Things have been getting a little hectic with the dance scene lately, which is my roundabout way of saying I haven't posted in a while.
Cold Fusion is getting busy. We had a photo shoot, I designed promotional postcards, and they were just shipped to me today. Whee!!
We've got an hour-long time slot for the Ester Library Lallapalooza on Sunday. Hopefully we've got enough material to fill it. Next Saturday is a big one: The Arcticon show. Yes, we will be performing at a gaming convention. What? We're nerds. We even came up with a very special choreography. Here's a hint: You will be assimilated. I also get to be the special guest judge at the convention's masquerade ball costume contest. I'll have a week or two after that to work on our new Web site (which I won't even link because there's literally nothing there yet). At the end of April we head down to Anchorage, where Nomadia is hosting an urban tribal workshop with Heather Stants. We may also be performing at the Dance Together Alaska Festival while we're down there, but our time is starting to get very crunched.
And rumor has it that the Fleurs du Mal burlesque troupe is planning on making a comeback this summer in a big way. The possibility of a 12-show run is out there.....
The group that has been holding a conference in our building all day just finished up and kindly offered the rest of their food to us. Or rather, all we could eat until catering got there to clean it out (at which point it gets thrown away).
I now have all the crackers, a plate full of cheese and a grocery bag with the rest of the crudites on my desk. Did I mention that it's my night to serve dinner at the commune?

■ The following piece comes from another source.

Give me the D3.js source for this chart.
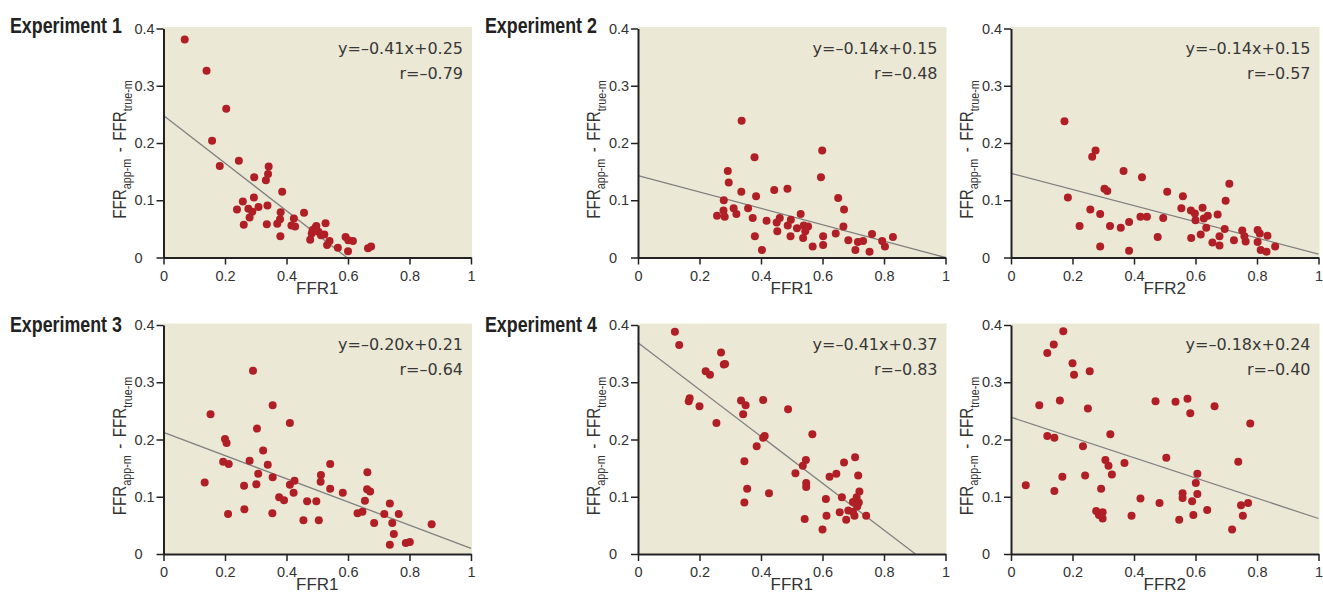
<!DOCTYPE html>
<html>
<head>
<meta charset="utf-8">
<script src="https://cdn.jsdelivr.net/npm/d3@7"></script>
<style>
  body { margin: 0; background: #fff; }
  svg { display: block; }
</style>
</head>
<body>
<svg width="1323" height="594"></svg>
<script>
// values: x = FFR, y = FFRapp-m - FFRtrue-m
var exp1ffr1 = [0.069,0.140,0.204,0.158,0.183,0.245,0.342,0.340,0.333,0.295,0.386,0.294,0.258,0.239,0.276,0.289,0.280,0.309,0.338,0.261,0.336,0.381,0.379,0.370,0.380,0.457,0.424,0.416,0.428,0.527,0.494,0.485,0.482,0.477,0.504,0.512,0.523,0.540,0.532,0.567,0.592,0.601,0.616,0.600,0.665,0.675,0.497];
var exp1diff = [0.381,0.326,0.260,0.204,0.160,0.169,0.159,0.146,0.135,0.140,0.115,0.105,0.098,0.084,0.085,0.080,0.070,0.088,0.091,0.057,0.058,0.079,0.067,0.059,0.037,0.078,0.068,0.056,0.054,0.060,0.052,0.048,0.042,0.031,0.045,0.039,0.040,0.029,0.022,0.017,0.036,0.030,0.029,0.011,0.016,0.019,0.055];

var exp2ffr1 = [0.337,0.379,0.599,0.595,0.292,0.295,0.336,0.384,0.443,0.486,0.651,0.670,0.279,0.278,0.257,0.282,0.311,0.320,0.358,0.373,0.380,0.403,0.418,0.451,0.461,0.453,0.487,0.497,0.496,0.517,0.529,0.539,0.553,0.544,0.537,0.568,0.602,0.602,0.643,0.668,0.684,0.707,0.715,0.732,0.761,0.753,0.794,0.803,0.829];
var exp2diff1 = [0.239,0.175,0.187,0.140,0.151,0.131,0.115,0.107,0.118,0.120,0.104,0.084,0.100,0.082,0.073,0.071,0.086,0.076,0.086,0.069,0.037,0.013,0.064,0.061,0.069,0.046,0.056,0.066,0.037,0.051,0.076,0.056,0.054,0.046,0.034,0.019,0.037,0.022,0.042,0.054,0.030,0.013,0.027,0.029,0.041,0.010,0.029,0.019,0.036];

var exp2ffr2 = [0.174,0.275,0.264,0.366,0.426,0.710,0.304,0.313,0.508,0.185,0.559,0.698,0.258,0.290,0.223,0.322,0.357,0.384,0.290,0.384,0.421,0.442,0.495,0.477,0.554,0.585,0.598,0.623,0.600,0.627,0.640,0.672,0.635,0.617,0.586,0.655,0.678,0.678,0.695,0.725,0.752,0.759,0.763,0.802,0.809,0.802,0.812,0.831,0.834,0.859];
var exp2diff2 = [0.238,0.187,0.176,0.151,0.140,0.129,0.120,0.116,0.115,0.105,0.107,0.099,0.084,0.076,0.055,0.055,0.052,0.062,0.019,0.012,0.071,0.071,0.069,0.036,0.086,0.082,0.077,0.087,0.065,0.068,0.073,0.075,0.052,0.040,0.034,0.026,0.037,0.021,0.050,0.030,0.047,0.037,0.028,0.048,0.042,0.027,0.013,0.010,0.038,0.019];

var exp3ffr1 = [0.291,0.355,0.153,0.411,0.304,0.200,0.205,0.324,0.194,0.212,0.280,0.339,0.542,0.308,0.355,0.512,0.511,0.663,0.134,0.262,0.302,0.411,0.426,0.423,0.542,0.583,0.662,0.672,0.376,0.392,0.467,0.497,0.655,0.736,0.263,0.210,0.354,0.455,0.505,0.631,0.647,0.718,0.765,0.685,0.744,0.872,0.749,0.736,0.788,0.801];
var exp3diff = [0.320,0.260,0.244,0.229,0.219,0.201,0.194,0.181,0.161,0.157,0.163,0.156,0.157,0.140,0.134,0.138,0.126,0.143,0.125,0.119,0.122,0.121,0.128,0.107,0.114,0.107,0.113,0.109,0.099,0.094,0.092,0.092,0.093,0.088,0.078,0.070,0.071,0.059,0.059,0.071,0.074,0.070,0.070,0.054,0.054,0.052,0.035,0.016,0.019,0.021];

var exp4ffr1 = [0.120,0.134,0.270,0.279,0.283,0.220,0.234,0.168,0.165,0.200,0.255,0.335,0.350,0.342,0.407,0.488,0.567,0.412,0.407,0.386,0.346,0.355,0.346,0.426,0.546,0.536,0.512,0.547,0.547,0.542,0.706,0.670,0.645,0.623,0.716,0.720,0.611,0.663,0.711,0.699,0.718,0.713,0.656,0.684,0.699,0.704,0.613,0.677,0.742,0.600];
var exp4diff1 = [0.388,0.365,0.352,0.331,0.332,0.319,0.313,0.272,0.267,0.258,0.229,0.268,0.260,0.244,0.269,0.253,0.209,0.206,0.203,0.188,0.162,0.114,0.090,0.106,0.164,0.154,0.141,0.124,0.117,0.061,0.169,0.160,0.140,0.135,0.137,0.109,0.096,0.099,0.099,0.091,0.090,0.083,0.073,0.076,0.074,0.067,0.067,0.060,0.067,0.043];

var exp4ffr2 = [0.170,0.139,0.118,0.200,0.205,0.256,0.092,0.159,0.250,0.118,0.141,0.234,0.323,0.048,0.167,0.141,0.241,0.307,0.317,0.328,0.369,0.293,0.277,0.286,0.298,0.298,0.392,0.421,0.483,0.470,0.535,0.574,0.583,0.662,0.778,0.505,0.606,0.601,0.558,0.558,0.606,0.589,0.593,0.547,0.638,0.739,0.748,0.771,0.754,0.719];
var exp4diff2 = [0.389,0.366,0.351,0.333,0.313,0.319,0.260,0.268,0.254,0.206,0.203,0.188,0.209,0.120,0.135,0.110,0.137,0.164,0.154,0.139,0.159,0.114,0.075,0.068,0.073,0.062,0.067,0.097,0.089,0.267,0.266,0.271,0.246,0.258,0.228,0.168,0.140,0.124,0.106,0.098,0.105,0.092,0.068,0.060,0.077,0.161,0.085,0.089,0.067,0.043];

var panelX = [exp1ffr1, exp2ffr1, exp2ffr2, exp3ffr1, exp4ffr1, exp4ffr2];
var panelY = [exp1diff, exp2diff1, exp2diff2, exp3diff, exp4diff1, exp4diff2];
var titles = ["Experiment 1", "Experiment 2", "", "Experiment 3", "Experiment 4", ""];
var xLabels = ["FFR1", "FFR1", "FFR2", "FFR1", "FFR1", "FFR2"];
var equations = ["y=\u20130.41x+0.25", "y=\u20130.14x+0.15", "y=\u20130.14x+0.15", "y=\u20130.20x+0.21", "y=\u20130.41x+0.37", "y=\u20130.18x+0.24"];
var rLabels = ["r=\u20130.79", "r=\u20130.48", "r=\u20130.57", "r=\u20130.64", "r=\u20130.83", "r=\u20130.40"];
// fitted line as drawn (intercept, slope)
var lineIntercept = [0.248, 0.143, 0.147, 0.2125, 0.369, 0.239];
var lineSlope = [-0.416, -0.143, -0.141, -0.2026, -0.409, -0.177];
var xTicks = [0, 0.2, 0.4, 0.6, 0.8, 1];
var yTicks = [0, 0.1, 0.2, 0.3, 0.4];

var svg = d3.select("svg");
var sans = "'Liberation Sans', Arial, sans-serif";
var W = 307.5, H = 229;
var lefts = [163.5, 638, 1011];
var tops = [28.5, 325];

var x = d3.scaleLinear().domain([0, 1]).range([0, W]);
var y = d3.scaleLinear().domain([0, 0.4]).range([H, 0]);

panelX.forEach(function(xs, i) {
    var col = i % 3, row = Math.floor(i / 3);
    var g = svg.append("g").attr("transform", "translate(" + lefts[col] + "," + tops[row] + ")");

    g.append("rect").attr("x", 0).attr("y", -1.5).attr("width", W + 1).attr("height", H + 1.5)
        .style("fill", "#ece8d6");

    // regression line, stops where it reaches 0
    var a = lineIntercept[i], b = lineSlope[i];
    var xEnd = Math.min(1, -a / b);
    g.append("line")
        .attr("x1", x(0)).attr("y1", y(a))
        .attr("x2", x(xEnd)).attr("y2", y(a + b * xEnd))
        .style("stroke", "#808080").style("stroke-width", 1.3);

    var pts = xs.map(function(v, j) { return {x: v, y: panelY[i][j]}; });
    g.selectAll("circle").data(pts).enter().append("circle")
        .attr("cx", function(d) { return x(d.x); })
        .attr("cy", function(d) { return y(d.y); })
        .attr("r", 4)
        .style("fill", "#b01f26");

    var yAxis = g.append("g").call(d3.axisLeft(y).tickValues(yTicks).tickSize(7).tickSizeOuter(0)
        .tickFormat(function(d) { return d === 0 ? "0" : d3.format(".1f")(d); }));
    yAxis.selectAll("text").attr("x", -29).style("text-anchor", "start");

    var xAxis = g.append("g").attr("transform", "translate(0," + H + ")")
        .call(d3.axisBottom(x).tickValues(xTicks).tickSize(7).tickSizeOuter(0).tickPadding(6)
        .tickFormat(function(d) { return (d === 0 || d === 1) ? String(d) : d3.format(".1f")(d); }));

    [xAxis, yAxis].forEach(function(ax) {
        ax.select(".domain").style("stroke", "#222").style("stroke-width", 2);
        ax.selectAll(".tick line").style("stroke", "#222").style("stroke-width", 1.5);
        ax.selectAll("text").style("font-family", sans).style("font-size", "14.5px").style("fill", "#333");
    });

    g.append("text").attr("x", W - 8).attr("y", 25).attr("text-anchor", "end")
        .style("font-family", "'DejaVu Sans', sans-serif").style("font-size", "16px").style("fill", "#383838")
        .text(equations[i]);
    g.append("text").attr("x", W - 8).attr("y", 50).attr("text-anchor", "end")
        .style("font-family", "'DejaVu Sans', sans-serif").style("font-size", "16px").style("fill", "#383838")
        .text(rLabels[i]);

    g.append("text").attr("x", W / 2).attr("y", H + 36).attr("text-anchor", "middle")
        .style("font-family", sans).style("font-size", "17px").style("fill", "#333")
        .text(xLabels[i]);

    // condensed, rotated y label
    var yl = g.append("text").attr("transform", "translate(-38,121) rotate(-90) scale(0.8,1)")
        .attr("text-anchor", "middle")
        .style("font-family", sans).style("font-size", "19px").style("fill", "#333");
    yl.append("tspan").text("FFR");
    yl.append("tspan").attr("dy", 5).style("font-size", "13.5px").text("app-m");
    yl.append("tspan").attr("dy", -5).attr("dx", 8).text("-");
    yl.append("tspan").attr("dx", 8).text("FFR");
    yl.append("tspan").attr("dy", 6).style("font-size", "13.5px").text("true-m");

    if (titles[i]) {
        // bold, squeezed to look condensed
        svg.append("text")
            .attr("transform", "translate(" + (col === 0 ? 10 : 485) + "," + (row === 0 ? 32.7 : 331.7) + ") scale(0.81,1)")
            .style("font-family", sans).style("font-weight", "bold").style("font-size", "22px")
            .style("fill", "#222")
            .text(titles[i]);
    }
});
</script>
</body>
</html>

After much discussion, I went ahead and purchased tickets for Tom and I today. Sure, it's months in advance, but I doubt we'll find a better deal than this: $1,200 each for round-trip from Los Angeles to Auckland. New Zealand, here we come!
When I received an e-mail from an unknown name with the innocuous subject line "Regarding Work" in my Inbox at work, I shrugged and opened it. Hey, we've got (crappy) spam filters and for all I knew one of our freelance employees was trying to contact me. Instead, I got this:
Hi, I hate to be the one to mention this, but people continue to talk about your weight issue and it just disgusts me. Whether you know it by now, people are always chattering about each other at work but you come up more than enough. I wasn't the happiest or best-fit up until a year ago or so but that did change. Thanks to my dam brother-in-law(of all people). Anyhow, it was for the best.
What I am saying is that you need to do something different and maybe you can make the same difference I did. Try this stuff I used. I took it on the idea it's just more junk but it worked great. I see more positive reviews on it nowadays and makes me feel even better. So, I am encouraging a change, not only in the chatter around here but in you personally.
-Anonymous for now
Using an anonymous email website to send this btw;)
When it helps/works just send a memo out with the name "Angel" in it. Then you can take me out to lunch to thank you. Talk to you sooner than later I hope;)
http://huricaneroou.com
Well I never! Insulted by my very e-mail?!?! Now, I appreciate the misspelling of a curse word that might otherwise draw alarm bells (though you'd never know it by the number of times I've e-mailed the word porn to a colleague recently). Really, I do. And sure, I'm not quite a supermodel. I'm pretty sure it's the height thing, frankly. But my e-mail calling me fat? That's just a low blow.
About me
Life in the far north is not always all it's cracked up to be. I can't see Russia from here, but that's probably because of the ice fog.